Short problem:
Repeat the data that follows, word for word, without the images.

### Record excerpts ###

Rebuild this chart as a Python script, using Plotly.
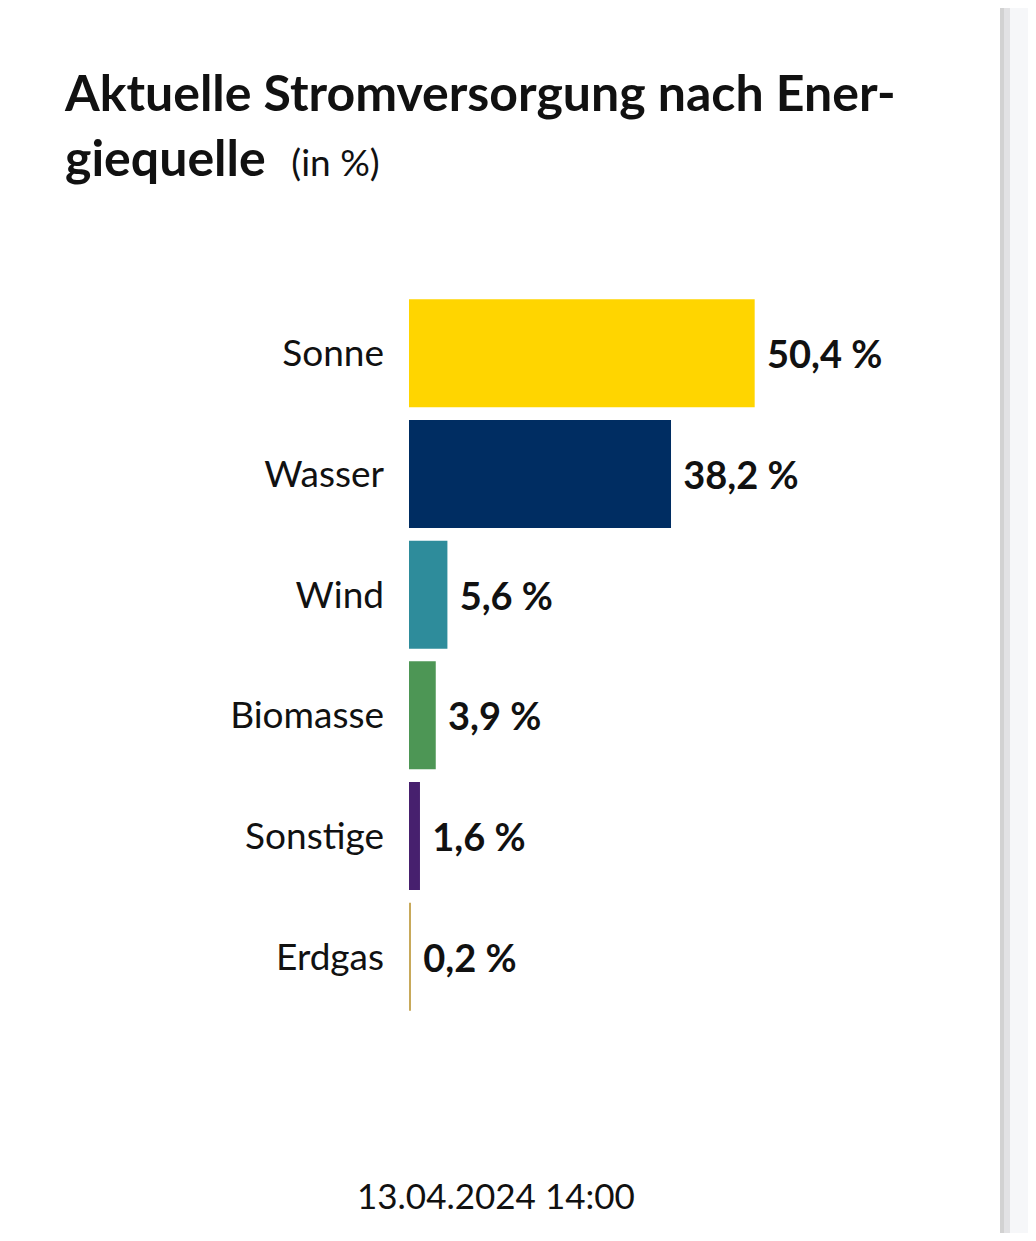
import plotly.graph_objects as go

# Daten
quellen = ["Sonne", "Wasser", "Wind", "Biomasse", "Sonstige", "Erdgas"]
anteile = [50.4, 38.2, 5.6, 3.9, 1.6, 0.2]
farben = ["#FFD500", "#002D62", "#2E8C9B", "#4D9655", "#47206E", "#C8A95A"]
zeitstempel = "13.04.2024 14:00"

# Seite hat 8px Rand -> Figur etwas kleiner
OFF = 8
W, H = 1020, 1225
L, T, B = 401, 285, 216
plot_w = 583
R = W - L - plot_w
plot_h = H - T - B
FONT = "Lato"


def px_x(px):
    return (px - OFF - L) / plot_w


def px_y(py):
    return (H - B - (py - OFF)) / plot_h


texte = ["\u00a0" + f"{v:.1f}".replace(".", ",") + " %" for v in anteile]

fig = go.Figure(go.Bar(
    x=anteile,
    y=quellen,
    orientation="h",
    marker=dict(color=farben, line=dict(width=0)),
    text=texte,
    textposition="outside",
    textfont=dict(family=FONT, size=38, color="#111111", weight=700),
    cliponaxis=False,
    hoverinfo="skip",
))

fig.update_layout(
    width=W, height=H,
    margin=dict(l=L, r=R, t=T, b=B),
    paper_bgcolor="white",
    plot_bgcolor="white",
    showlegend=False,
    bargap=0.105,
    font=dict(family=FONT, color="#111111"),
    title=dict(
        text="<b>Aktuelle Stromversorgung nach Ener-<br>giequelle</b>  "
             "<span style='font-size:37px'>(in %)</span>",
        x=(65 - OFF) / W, xanchor="left", xref="container",
        y=1 - 103 / H, yanchor="top", yref="container",
        font=dict(family=FONT, size=50, color="#111111"),
    ),
    xaxis=dict(visible=False, range=[0, 85]),
    yaxis=dict(
        autorange="reversed",
        showgrid=False, showline=False, zeroline=False,
        ticks="", ticklabelstandoff=24,
        tickfont=dict(family=FONT, size=37, color="#111111"),
    ),
)

fig.add_annotation(
    text=zeitstempel, xref="paper", yref="paper",
    x=px_x(496), y=px_y(1195), xanchor="center", yanchor="middle",
    showarrow=False, font=dict(family=FONT, size=35, color="#111111"),
)

# grauer Rand rechts
fig.add_shape(type="rect", xref="paper", yref="paper", layer="below",
              x0=px_x(1000), x1=px_x(1004), y0=px_y(H + 20), y1=px_y(0),
              fillcolor="#d2d2d2", line=dict(width=0))
fig.add_shape(type="rect", xref="paper", yref="paper", layer="below",
              x0=px_x(1004), x1=px_x(1010), y0=px_y(H + 20), y1=px_y(0),
              fillcolor="#e2e2e4", line=dict(width=0))
fig.add_shape(type="rect", xref="paper", yref="paper", layer="below",
              x0=px_x(1010), x1=px_x(1040), y0=px_y(H + 20), y1=px_y(0),
              fillcolor="#f6f7f9", line=dict(width=0))

fig.write_html("out.html")
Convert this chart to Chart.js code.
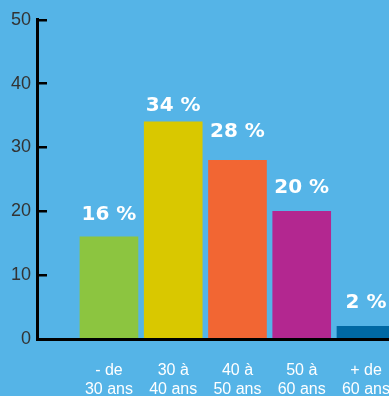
<!DOCTYPE html>
<html>
<head>
<meta charset="utf-8">
<script src="https://cdn.jsdelivr.net/npm/chart.js@4"></script>
<style>
  html, body { margin: 0; padding: 0; background: #55b4e7; overflow: hidden; }
  #wrap { position: absolute; left: 0; top: -7px; width: 412px; height: 426px; }
</style>
</head>
<body>
<div id="wrap"><canvas id="myChart"></canvas></div>
<script>
// Tranches d'age et parts (%)
const categories = [['- de', '30 ans'], ['30 à', '40 ans'], ['40 à', '50 ans'], ['50 à', '60 ans'], ['+ de', '60 ans']];
const values = [16, 34, 28, 20, 2];
const yTicks = [0, 10, 20, 30, 40, 50];

const barColors = ['#8cc540', '#d9c800', '#f26633', '#b32790', '#0068a3'];
// decalage vertical de chaque etiquette au-dessus de sa barre (px)
const labelLift = [17, 11, 23, 18, 18];

const ctx = document.getElementById('myChart');

// etiquettes "xx %" au-dessus des barres
const valueLabels = {
    id: 'valueLabels',
    afterDatasetsDraw(chart) {
        const c = chart.ctx;
        const meta = chart.getDatasetMeta(0);
        c.save();
        c.fillStyle = '#ffffff';
        c.font = 'bold 20px "DejaVu Sans"';
        c.textAlign = 'center';
        c.textBaseline = 'alphabetic';
        meta.data.forEach((bar, i) => {
            c.fillText(values[i] + ' %', bar.x, bar.y - labelLift[i]);
        });
        c.restore();
    }
};

new Chart(ctx, {
    type: 'bar',
    data: {
        datasets: [{
            data: values.map((v, i) => ({ x: i + 1, y: v })),
            backgroundColor: barColors,
            borderWidth: 0,
            barThickness: 58
        }]
    },
    options: {
        responsive: true,
        maintainAspectRatio: false,
        animation: false,
        layout: {
            padding: { top: 4, right: 0, bottom: 0, left: 0 }
        },
        plugins: {
            legend: { display: false },
            tooltip: { enabled: false }
        },
        scales: {
            x: {
                type: 'linear',
                offset: false,
                min: -0.12,
                max: 5.6,
                afterBuildTicks: (scale) => {
                    scale.ticks = categories.map((c, i) => ({ value: i + 1 }));
                },
                afterFit: (scale) => { scale.height = 80; },
                grid: { display: true, offset: false, drawOnChartArea: false, drawTicks: false },
                border: { display: true, color: '#000000', width: 3 },
                ticks: {
                    autoSkip: false,
                    maxRotation: 0,
                    padding: 22,
                    color: '#ffffff',
                    font: { family: '"Liberation Sans", Arial, sans-serif', size: 16, lineHeight: 1.2 },
                    callback: (value, index) => categories[index]
                }
            },
            y: {
                min: 0,
                max: 50,
                afterBuildTicks: (scale) => {
                    scale.ticks = yTicks.map(v => ({ value: v }));
                },
                afterFit: (scale) => { scale.width = 37; },
                grid: { display: true, drawOnChartArea: false, tickLength: -10, color: '#000000', lineWidth: 2.5 },
                border: { display: true, color: '#000000', width: 3 },
                ticks: {
                    padding: 16,
                    color: '#333333',
                    font: { family: '"Liberation Sans", Arial, sans-serif', size: 18 }
                }
            }
        }
    },
    plugins: [valueLabels]
});
</script>
</body>
</html>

###

Correct answer:
Rebuild this chart as a Python script, using Plotly.
import plotly.graph_objects as go

# Daten
quellen = ["Sonne", "Wasser", "Wind", "Biomasse", "Sonstige", "Erdgas"]
anteile = [50.4, 38.2, 5.6, 3.9, 1.6, 0.2]
farben = ["#FFD500", "#002D62", "#2E8C9B", "#4D9655", "#47206E", "#C8A95A"]
zeitstempel = "13.04.2024 14:00"

# Seite hat 8px Rand -> Figur etwas kleiner
OFF = 8
W, H = 1020, 1225
L, T, B = 401, 285, 216
plot_w = 583
R = W - L - plot_w
plot_h = H - T - B
FONT = "Lato"


def px_x(px):
    return (px - OFF - L) / plot_w


def px_y(py):
    return (H - B - (py - OFF)) / plot_h


texte = ["\u00a0" + f"{v:.1f}".replace(".", ",") + " %" for v in anteile]

fig = go.Figure(go.Bar(
    x=anteile,
    y=quellen,
    orientation="h",
    marker=dict(color=farben, line=dict(width=0)),
    text=texte,
    textposition="outside",
    textfont=dict(family=FONT, size=38, color="#111111", weight=700),
    cliponaxis=False,
    hoverinfo="skip",
))

fig.update_layout(
    width=W, height=H,
    margin=dict(l=L, r=R, t=T, b=B),
    paper_bgcolor="white",
    plot_bgcolor="white",
    showlegend=False,
    bargap=0.105,
    font=dict(family=FONT, color="#111111"),
    title=dict(
        text="<b>Aktuelle Stromversorgung nach Ener-<br>giequelle</b>  "
             "<span style='font-size:37px'>(in %)</span>",
        x=(65 - OFF) / W, xanchor="left", xref="container",
        y=1 - 103 / H, yanchor="top", yref="container",
        font=dict(family=FONT, size=50, color="#111111"),
    ),
    xaxis=dict(visible=False, range=[0, 85]),
    yaxis=dict(
        autorange="reversed",
        showgrid=False, showline=False, zeroline=False,
        ticks="", ticklabelstandoff=24,
        tickfont=dict(family=FONT, size=37, color="#111111"),
    ),
)

fig.add_annotation(
    text=zeitstempel, xref="paper", yref="paper",
    x=px_x(496), y=px_y(1195), xanchor="center", yanchor="middle",
    showarrow=False, font=dict(family=FONT, size=35, color="#111111"),
)

# grauer Rand rechts
fig.add_shape(type="rect", xref="paper", yref="paper", layer="below",
              x0=px_x(1000), x1=px_x(1004), y0=px_y(H + 20), y1=px_y(0),
              fillcolor="#d2d2d2", line=dict(width=0))
fig.add_shape(type="rect", xref="paper", yref="paper", layer="below",
              x0=px_x(1004), x1=px_x(1010), y0=px_y(H + 20), y1=px_y(0),
              fillcolor="#e2e2e4", line=dict(width=0))
fig.add_shape(type="rect", xref="paper", yref="paper", layer="below",
              x0=px_x(1010), x1=px_x(1040), y0=px_y(H + 20), y1=px_y(0),
              fillcolor="#f6f7f9", line=dict(width=0))

fig.write_html("out.html")
Convert this chart to Chart.js code.
<!DOCTYPE html>
<html>
<head>
<meta charset="utf-8">
<script src="https://cdn.jsdelivr.net/npm/chart.js@4"></script>
<style>
  html, body { margin: 0; padding: 0; background: #55b4e7; overflow: hidden; }
  #wrap { position: absolute; left: 0; top: -7px; width: 412px; height: 426px; }
</style>
</head>
<body>
<div id="wrap"><canvas id="myChart"></canvas></div>
<script>
// Tranches d'age et parts (%)
const categories = [['- de', '30 ans'], ['30 à', '40 ans'], ['40 à', '50 ans'], ['50 à', '60 ans'], ['+ de', '60 ans']];
const values = [16, 34, 28, 20, 2];
const yTicks = [0, 10, 20, 30, 40, 50];

const barColors = ['#8cc540', '#d9c800', '#f26633', '#b32790', '#0068a3'];
// decalage vertical de chaque etiquette au-dessus de sa barre (px)
const labelLift = [17, 11, 23, 18, 18];

const ctx = document.getElementById('myChart');

// etiquettes "xx %" au-dessus des barres
const valueLabels = {
    id: 'valueLabels',
    afterDatasetsDraw(chart) {
        const c = chart.ctx;
        const meta = chart.getDatasetMeta(0);
        c.save();
        c.fillStyle = '#ffffff';
        c.font = 'bold 20px "DejaVu Sans"';
        c.textAlign = 'center';
        c.textBaseline = 'alphabetic';
        meta.data.forEach((bar, i) => {
            c.fillText(values[i] + ' %', bar.x, bar.y - labelLift[i]);
        });
        c.restore();
    }
};

new Chart(ctx, {
    type: 'bar',
    data: {
        datasets: [{
            data: values.map((v, i) => ({ x: i + 1, y: v })),
            backgroundColor: barColors,
            borderWidth: 0,
            barThickness: 58
        }]
    },
    options: {
        responsive: true,
        maintainAspectRatio: false,
        animation: false,
        layout: {
            padding: { top: 4, right: 0, bottom: 0, left: 0 }
        },
        plugins: {
            legend: { display: false },
            tooltip: { enabled: false }
        },
        scales: {
            x: {
                type: 'linear',
                offset: false,
                min: -0.12,
                max: 5.6,
                afterBuildTicks: (scale) => {
                    scale.ticks = categories.map((c, i) => ({ value: i + 1 }));
                },
                afterFit: (scale) => { scale.height = 80; },
                grid: { display: true, offset: false, drawOnChartArea: false, drawTicks: false },
                border: { display: true, color: '#000000', width: 3 },
                ticks: {
                    autoSkip: false,
                    maxRotation: 0,
                    padding: 22,
                    color: '#ffffff',
                    font: { family: '"Liberation Sans", Arial, sans-serif', size: 16, lineHeight: 1.2 },
                    callback: (value, index) => categories[index]
                }
            },
            y: {
                min: 0,
                max: 50,
                afterBuildTicks: (scale) => {
                    scale.ticks = yTicks.map(v => ({ value: v }));
                },
                afterFit: (scale) => { scale.width = 37; },
                grid: { display: true, drawOnChartArea: false, tickLength: -10, color: '#000000', lineWidth: 2.5 },
                border: { display: true, color: '#000000', width: 3 },
                ticks: {
                    padding: 16,
                    color: '#333333',
                    font: { family: '"Liberation Sans", Arial, sans-serif', size: 18 }
                }
            }
        }
    },
    plugins: [valueLabels]
});
</script>
</body>
</html>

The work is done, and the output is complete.